Frank held his breath, wondering what Higgins would find.
After four or five minutes the sheriff came back, and he was in a furious mood.
“I know the critter is here somewhere!” he roared; “and I’ll have him, too! Can’t hide from me!”
“That’s right,” smiled Frank, with a profound bow. “You have an eagle eye, Mr. Higgins, and you should be able to find anything there is about the place. I wouldn’t think of trying to hide from you.”
“Ye-he! ye-he! ye-he!” giggled Toots.
Higgins’ face was black with fury. He pointed a revolver straight at Frank, and thundered:
“You think you’re funny, but I’m going ter bore yer if you don’t talk up instanter! You know where that galoot Hodge is hid, and you’ll tell, too.”

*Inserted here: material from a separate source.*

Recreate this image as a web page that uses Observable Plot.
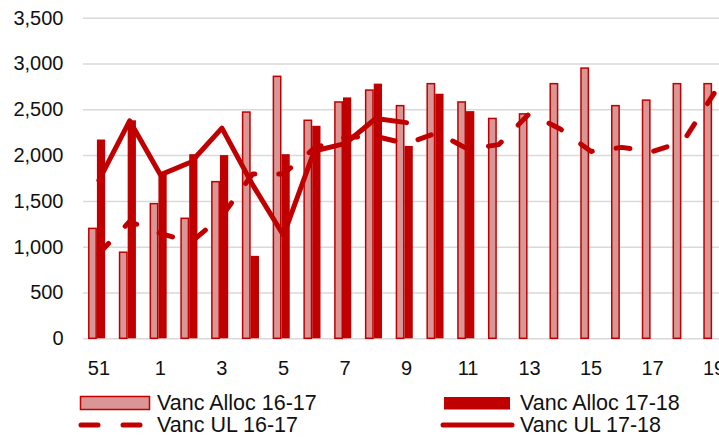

“My dear sir,” returned Frank, as he folded his arms and looked the furious man fairly in the eyes, “I do not know where Bart Hodge is hidden, and I would not tell if I did.”
Higgins ground has teeth.
“Say yer prayers!” he grated. “I’m goin’ to make you the thirteenth!”
He was in deadly earnest, yet it did not seem that Frank quailed in the least before him. Indeed, in the face of such peril, Merriwell apparently grew bolder, and a scornful smile curled his lips.